The intention of the “Renta Mínima de Inserción” (RMI) benefit is to ensure that those with no source of regular income are able to survive financially, and an article in national newspaper El País suggests that some of the beneficiaries are so stunned by the request for information that they disclose a random amount. This amount is then augmented to make a deduction from the 400-euro payment, so that if a beggar reports that he or she receives 100 euros per month it will be treated as if the gross amount received were 190 euros, reducing the RMI payment to 210 euros.
The earnings statements are required on a monthly basis, and the regional government reports that all calculations are made according to the specifications of the law which established the RMI. Therefore, if a scrap metal collector declares that he is no longer receiving income, the following month’s benefit is re-calculated.
This question highlights just how difficult it is for those who live on or below the poverty line in Spain to get by and improve their situation, with any income they do manage to scrape together often failing to make any difference to their lifestyles. In fact, it is suggested that many actually invent earnings in order to justify the fact that they are managing to stay afloat, thus making themselves poorer.
There is no question that the conditions for receiving the RMI payment are designed to prevent tax fraud, but cases such as these highlight the dangers of treating all undeclared earnings in the same way. It is hard to see busking or begging as “undeclared economic activity” in the same way as working in crop fields or behind a bar without a contract of employment, and there is even an argument that those who collect and sell scrap metal and other items (as long as they do not do so by stealing the wiring from street lamps) are performing a valuable public service: after all, they contribute to recycling by their activity, help to keep neighbourhoods clean, and often do a favour to householders by saving them a trip to the recycling park!
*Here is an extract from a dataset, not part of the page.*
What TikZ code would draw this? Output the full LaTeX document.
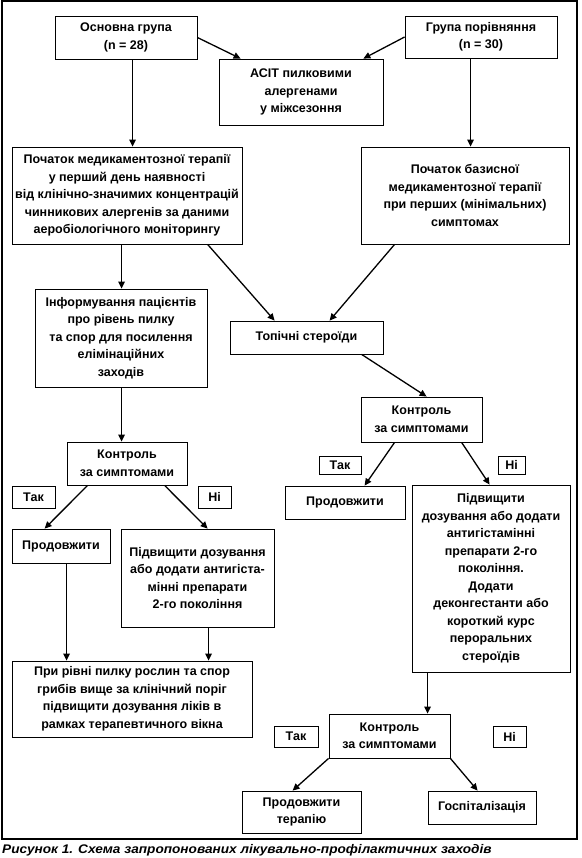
\documentclass[tikz,border=0pt]{standalone}
\usepackage{fontspec}
\setmainfont{Liberation Sans}
\newfontfamily\capfont[FakeStretch=1.09]{Liberation Sans}
\usetikzlibrary{arrows.meta,calc}
\tikzset{
  box/.style={draw, line width=0.8pt, inner sep=0pt, align=center, font=\fontsize{12.5}{17.5}\selectfont\bfseries},
  arr/.style={line width=1.3pt, -{Triangle[length=7pt,width=6.5pt]}},
}
\newcommand\bx[6]{\node[box, minimum width={#4-#2}, minimum height={#5-#3}] (#1) at ({(#2+#4)/2},{(#3+#5)/2}) {#6};}
\begin{document}
\begin{tikzpicture}[x=1pt,y=-1pt]
\useasboundingbox (0,0) rectangle (581,858);
\draw[line width=1.2pt] (2,1) rectangle (577,839);
\bx{osn}{55}{16}{197}{59}{Основна група\\(n = 28)}
\bx{asit}{219}{59}{383}{125}{АСІТ пилковими\\алергенами\\у міжсезоння}
\bx{grp}{405}{16}{557}{58}{Група порівняння\\(n = 30)}
\bx{poch}{12}{147}{242}{244}{Початок медикаментозної терапії\\у перший день наявності\\від клінічно-значимих концентрацій\\чинникових алергенів за даними\\аеробіологічного моніторингу}
\bx{baz}{361}{147}{569}{244}{Початок базисної\\медикаментозної терапії\\при перших (мінімальних)\\симптомах}
\bx{inf}{35}{289}{207}{387}{Інформування пацієнтів\\про рівень пилку\\та спор для посилення\\елімінаційних\\заходів}
\bx{top}{230}{321}{383}{354}{Топічні стероїди}
\bx{kR}{361}{397}{482}{442}{Контроль\\за симптомами}
\bx{kL}{67}{442}{187}{485}{Контроль\\за симптомами}
\bx{takL}{12}{486}{55}{508}{Так}
\bx{niL}{198}{486}{231}{508}{Ні}
\bx{prodL}{12}{529}{110}{563}{Продовжити}
\bx{pidL}{121}{529}{274}{627}{Підвищити дозування\\або додати антигіста-\\мінні препарати\\2-го покоління}
\bx{takR}{319}{456}{361}{474}{Так}
\bx{niR}{498}{456}{525}{474}{Ні}
\bx{prodR}{285}{486}{405}{519}{Продовжити}
\bx{pidR}{412}{485}{570}{672}{Підвищити\\дозування або додати\\антигістамінні\\препарати 2-го\\покоління.\\Додати\\деконгестанти або\\короткий курс\\пероральних\\стероїдів}
\bx{pri}{12}{661}{252}{737}{При рівні пилку рослин та спор\\грибів вище за клінічний поріг\\підвищити дозування ліків в\\рамках терапевтичного вікна}
\bx{kB}{329}{714}{450}{758}{Контроль\\за симптомами}
\bx{takB}{274}{726}{318}{747}{Так}
\bx{niB}{493}{726}{526}{747}{Ні}
\bx{prodT}{242}{791}{361}{833}{Продовжити\\терапію}
\bx{hosp}{428}{791}{536}{824}{Госпіталізація}
\draw[arr] (osn.east) -- ($(asit.north west)+(22,0)$);
\draw[arr] (grp.west) -- ($(asit.north east)+(-20,0)$);
\draw[arr] ($(osn.south west)+(78,0)$) -- ($(poch.north west)+(121,0)$);
\draw[arr] ($(grp.south west)+(66,0)$) -- ($(baz.north west)+(110,0)$);
\draw[arr] ($(poch.south west)+(110,0)$) -- ($(inf.north west)+(87,0)$);
\draw[arr] ($(poch.south west)+(196,0)$) -- ($(top.north west)+(45,0)$);
\draw[arr] ($(baz.south west)+(34,0)$) -- ($(top.north west)+(100,0)$);
\draw[arr] ($(top.south west)+(132,0)$) -- ($(kR.north west)+(66,0)$);
\draw[arr] ($(inf.south west)+(87,0)$) -- ($(kL.north west)+(55,0)$);
\draw[arr] ($(kL.south west)+(21,0)$) -- ($(prodL.north west)+(33,0)$);
\draw[arr] ($(kL.south west)+(98,0)$) -- ($(pidL.north west)+(87,0)$);
\draw[arr] ($(prodL.south west)+(55,0)$) -- ($(pri.north west)+(55,0)$);
\draw[arr] ($(pidL.south west)+(88,0)$) -- ($(pri.north west)+(197,0)$);
\draw[arr] ($(kR.south west)+(34,0)$) -- ($(prodR.north west)+(80,0)$);
\draw[arr] ($(kR.south west)+(101,0)$) -- ($(pidR.north west)+(78,0)$);
\draw[arr] ($(pidR.south west)+(16,0)$) -- ($(kB.north west)+(99,0)$);
\draw[arr] (kB.south west) -- ($(prodT.north west)+(51,0)$);
\draw[arr] (kB.south east) -- ($(hosp.north west)+(50,0)$);
\node[anchor=base west, inner sep=0pt, font=\capfont\fontsize{12.5}{15}\selectfont\bfseries\itshape] (cap) at (2,853) {Рисунок 1. Схема запропонованих лікувально-профілактичних заходів};
\end{tikzpicture}
\end{document}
The RMI benefit is received by around 30,000 families in the region of Madrid, and consists of 400 euros per month if it is for a single-person family unit. A second family member qualifies the beneficiary for 112.67 euros more, while after that additional dependents add another 75.11 euros each up to a maximum of 735.90 euros.
In Madrid a third of those receiving this benefit have been doing so for over 5 years, and as many as 11.6 per cent for at least a decade.